The other option is to apply an insulated lining paper and then your finish over this. Again you are relying on the adhesion of the underlying paper and trusting the wall is sound, so we would recommend removing the underlying paper whenever possible.
There are a number of products that can be used, and you can find out more on our insulating walls project.
How to Remove Woodchip Wallpaper
One of the biggest issues about these textured wallpapers is that they have either been designed to be painted over, or as they have been in place for so long they have at least one coat of paint over them. This makes removing them more problematic, which typically means harder work!
There are a number of techniques that you can employ to remove these wall papers, but essentially they are all aimed at achieving the same thing; moistening and loosening the paste holding the paper on to the wall so that it will come away cleanly.
Advocates of the various techniques for removing woodchip wallpaper swear by their various methods. Here are the most common:
- Wallpaper Steamer
- Wallpaper Remover and/or warm (soapy) water
- Wallpaper removal gel or pastes
Our preferred option is to use a gel or paste, but each method has its pros and cons and there are tricks that can be used to make them more effective.
Before you start, which ever method you use, it is important that the room is prepared and ready. This will be a messy business so you will need to protect floors and carpets. Use carpet protector and dust sheets, and it is also a good idea to put newspaper at the base of the wall to collect all the bits and this can be picked up and all disposed of in one go.
Using A Wallpaper Steamer to Remove Woodchip Paper
When steaming wallpaper, and particularly woodchip wallpaper, it is important to scour the surface with a tool to perforate the surface so that the steam can get under the paper and work on the glue. These tools seem to be called after all manner of animals from hedgehogs to tigers!
Having perforated the paper it is worth sponging down the surface of the wall so that some water starts to soak into paper.
You can add some wallpaper remover or soap to the water which help loosen the glue even more.
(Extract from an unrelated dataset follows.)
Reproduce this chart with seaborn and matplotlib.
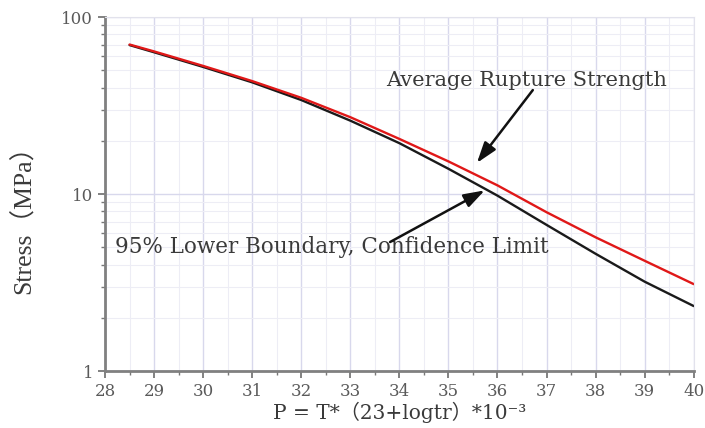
import numpy as np
import pandas as pd
import matplotlib
matplotlib.use("Agg")
import matplotlib.pyplot as plt
import matplotlib.ticker as mticker
import seaborn as sns

# -- Data --
p_values = [28.5, 29, 30, 31, 32, 33, 34, 35, 36, 37, 38, 39, 40]
avg_strength = [70, 64, 53, 43.5, 35, 27.2, 20.5, 15.3, 11.2, 7.9, 5.7, 4.2, 3.1]
lower_bound = [69.5, 63.3, 52.3, 42.8, 34.0, 26.0, 19.4, 13.9, 9.8, 6.7, 4.6, 3.2, 2.33]

WIDE = ["DejaVu Serif", "Noto Sans CJK SC"]
NARROW = ["Liberation Serif", "Noto Sans CJK SC"]
TEXT_COLOR = "#3a3a3a"


def main():
    sns.set_style("white")
    plt.rcParams["font.family"] = WIDE

    df = pd.DataFrame({
        "P": p_values * 2,
        "stress": avg_strength + lower_bound,
        "curve": ["avg"] * len(p_values) + ["low"] * len(p_values),
    })

    fig = plt.figure(figsize=(7.05, 4.28), dpi=100)
    ax = fig.add_axes([0.149, 0.133, 0.835, 0.827])

    sns.lineplot(data=df[df["curve"] == "low"], x="P", y="stress", color="#1a1a1a",
                 lw=1.7, ax=ax)
    sns.lineplot(data=df[df["curve"] == "avg"], x="P", y="stress", color="#e01818",
                 lw=1.7, ax=ax)

    ax.set_yscale("log")
    ax.set_xlim(28, 40)
    ax.set_ylim(1, 100)
    ax.xaxis.set_major_locator(mticker.MultipleLocator(1))
    ax.xaxis.set_minor_locator(mticker.MultipleLocator(0.5))
    ax.yaxis.set_major_locator(mticker.LogLocator(base=10, numticks=5))
    ax.yaxis.set_minor_locator(mticker.LogLocator(base=10, subs=np.arange(2, 10), numticks=20))
    ax.yaxis.set_major_formatter(mticker.FuncFormatter(lambda v, _: f"{v:g}"))
    ax.yaxis.set_minor_formatter(mticker.NullFormatter())

    ax.grid(True, which="major", color="#d8d8ec", lw=1.0)
    ax.grid(True, which="minor", color="#ededf5", lw=0.8)

    ax.tick_params(which="both", direction="out", color="#777777", labelcolor="#5a5a5a",
                   labelsize=12, left=True, bottom=True)
    ax.tick_params(which="major", length=5, width=1.3)
    ax.tick_params(which="minor", length=3, width=1.0)

    for side in ["top", "right"]:
        ax.spines[side].set_color("#e2e2ec")
        ax.spines[side].set_linewidth(0.8)
    for side in ["left", "bottom"]:
        ax.spines[side].set_color("#808080")
        ax.spines[side].set_linewidth(2.0)

    ax.set_xlabel("P = T*（23+logtr）*10⁻³", fontsize=14.5, color=TEXT_COLOR, labelpad=1)
    ax.set_ylabel("Stress（MPa）", fontsize=18.5, color=TEXT_COLOR, family=NARROW)
    ax.yaxis.set_label_coords(-0.117, 0.447)

    # annotation labels
    ax.text(36.6, 44, "Average Rupture Strength", fontsize=15, color=TEXT_COLOR,
            ha="center", va="center")
    ax.text(32.63, 5.0, "95% Lower Boundary, Confidence Limit", fontsize=15.5,
            color=TEXT_COLOR, ha="center", va="center")

    arrow = dict(arrowstyle="-|>,head_length=0.9,head_width=0.3", color="#111111",
                 lw=1.8, mutation_scale=14, shrinkA=0, shrinkB=0)
    ax.annotate("", xy=(35.58, 15.0), xytext=(36.72, 38.7), arrowprops=arrow)
    ax.annotate("", xy=(35.74, 10.5), xytext=(33.81, 5.36), arrowprops=arrow)

    fig.savefig("out.png", dpi=100)
    plt.close(fig)


if __name__ == "__main__":
    main()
Start the steamer before you do this as they take quarter of an hour or so to warm up, which is about how long it will take to sponge down.
Once the paper is been perforated and soaked then you can start steaming it off.
Hold the steamer pad to the wall for about 10 seconds with one hand and then lift it so you can scrape off the paper with the other. Be careful as this will be hot. Move the scraper under the woodchip lifting it as you go. Keep going until you have removed all the woodchip or textured paper.
This is a quick but messy and labour intensive way to strip woodchip wallpaper; if you are not applying the steam then the paper will not be coming off. You have to purchase or hire a steamer for the job – it is worth getting a good one as the cheaper versions tend to break quickly.
Woodchip Paper Removal with Wallpaper Remover
This is the same process as describe above but without the steamer. Immediately after applying the wallpaper remover solution to the wall you should start to remove the paper with a stripping knife of scraper.
In our experience this is not easy stripping woodchip this way as it is thicker than normal paper and the remover will not penetrate so easily. Expect to make two passes as you are very likely to have to apply a second sponging of paper remover solution to get the remnants of the wallpaper off the wall.
While this is a cheap and simple way to remove textured paper it is much harder work and is likely to take a little longer.
Using Wallpaper Removal Gel or Pastes to Strip Woodchip
This is a variation on using traditional wallpaper removers, but rather than applying a liquid which runs off the wall, you apply a gel to the wall which sticks to it allowing the moisture and active ingredients to penetrate the wall.
Scour the surface as in the other methods, then apply the gel or paste with a brush or a roller. Then you can wait for the product to work through the paper and start to work on the glue.
This might take up to an hour to work especially if there have been a number coats of paint over the paper.
Apply generously as the more you apply the better it will work which means the less effort that you have to put in scraping!
Once you are ready and the stripping gel has started to work you can start to scrape off the paper. Again you’ll probably need to take two passes, especially if the woodchip has been painted over a few times.
In some circumstances, it can be easier to scrape the top layer of paper off dry and then use the remover paste to remove the under layer.
The benefit of this method is it is probably the easiest as you don’t need to hold a steamer pad to the wall all day and the gel stick to the wall making it penetrate to the glue much more effectively.
It is possibly a little more time consuming than steaming, but quicker and easier than using traditional wallpaper remover. For these reasons this is usually the approach we take even is these pastes are more expensive than liquid wallpaper removers.
Preparing the Wall after Removing Woodchip or Textured Wallpaper
Once you have got the paper off, which ever method you have used you will need to wash the walls down to get rid of any residual glue. We would suggest that you use a sugar soap solution to do this.
It is likely that you will have gouged the wall in the odd place while scraping off the woodchip paper, so you will need to fill this and another cracks or chips.
Once the wall as been stripped then the preparation is the same as you would for any other wall. See more details about preparing walls for painting here.
Removing woodchip and textured wall papers like Anaglypta is not easy, simply as it takes time and it physically demanding, however there is no reason why any DIY enthusiast could not do it with any of the methods we describe. Every wall will be different and different techniques will work better or worse so you will have to experiment a little to see what works for you.